Hal ini berbeda dengan mata uang dwi logam. Emas dan perak tidak bisa dicetak sembarangan dan memiliki jumlah yang terbatas di alam. Oleh karena itu, mata uang dwi logam tidak akan mudah terpengaruh inflasi seperti halnya uang kertas.
Sesungguhnya Allah Swt, telah memberikan petunjuk bagi hamba-hamba-Nya yang berfikir dengan apa yang telah dicontohkan oleh Baginda kita Rasulullah Saw. Allah Swt berfirman,
“Apakah hukum Jahiliah yang mereka kehendaki? (Hukum) siapakah yang lebih baik daripada (hukum) Allah bagi orang-orang yang meyakini (agamanya)?”
(QS Al-Maidah (5):50).
Rasulullah sebagai suri tauladan, baik sebagai individu maupun sebagai pemimpin negara, telah mengajarkan kita hukum-hukum syariat.
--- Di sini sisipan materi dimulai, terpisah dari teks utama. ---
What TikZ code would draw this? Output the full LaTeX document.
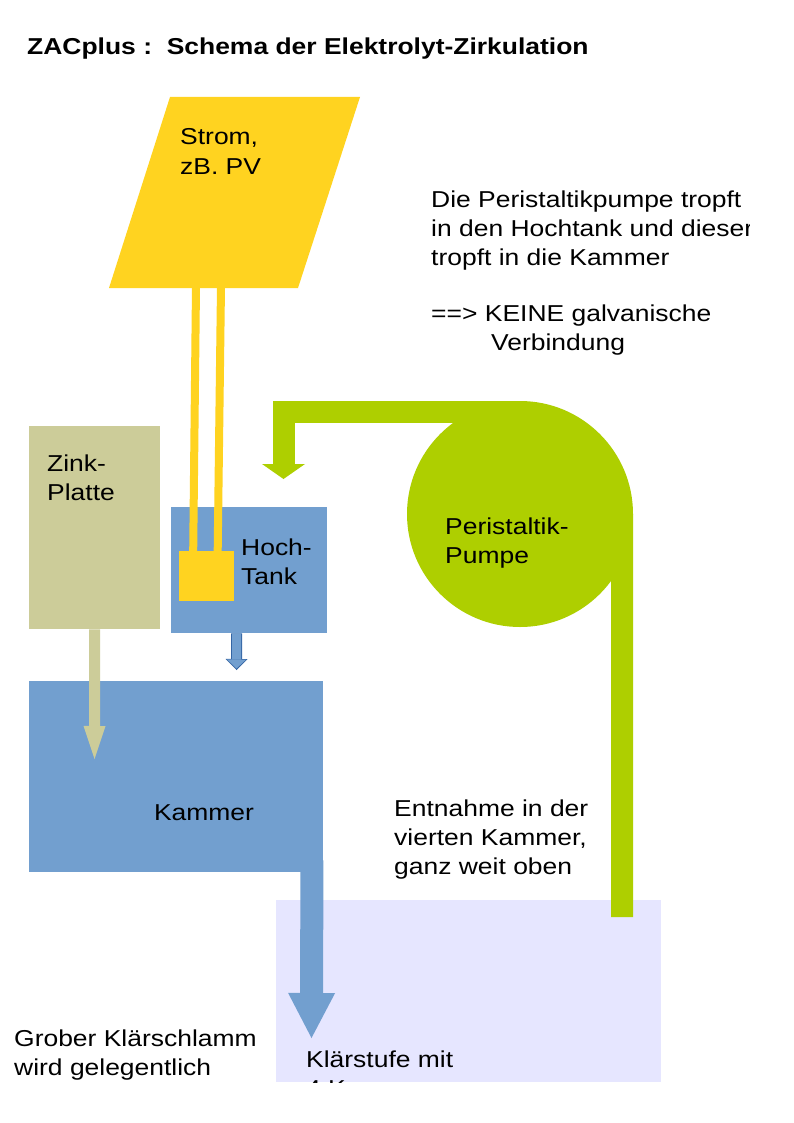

Penerapan hukum syariat ini bertujuan agar menjadi rahmat bagi seluruh alam dan umat manusia serta menjadi solusi bagi setiap problematika kehidupan. Termasuk penerapan sistem uang dwi logam yang terbukti adil dan stabil dalam menjaga perekonomian.
Namun, penerapan sistem mata uang dwi logam tidak bisa dipisahkan dari penerapan sistem ekonomi Islam yang lainnya, seperti menolak penggunaan sistem ekonomi berbasis bunga (riba) dan spekulasi (gharar) yang dilanggengkan oleh sistem ekonomi kapitalisme. Oleh karena itu, kaum muslimin seharusnya segera tersadar akan urgensi pengembalian sistem Islam.
Sistem Islam termasuk sistem ekonomi Islam beserta sistem mata uang dwi logam ini, hanya bisa diterapkan oleh sistem kepemimpinan yang berlandaskan ideologi Islam, yakni Khilafah Islamiyyah. Selama kaum muslimin masih menerapkan ideologi kapitalisme, maka mustahil Islam dapat berdiri secara utuh dan menyelesaikan problematika umat manusia dengan tuntas. Karena penerapan hukum Islam, hanya bisa sempurna dan memberikan solusi yang hakiki, jika diterapkan secara komprehensif (kafah). Allah Swt berfirman,
"Wahai orang-orang yang beriman, masuklah kamu ke dalam Islam secara keseluruhan (kaffah)." (QS. Al-Baqarah (2): 208).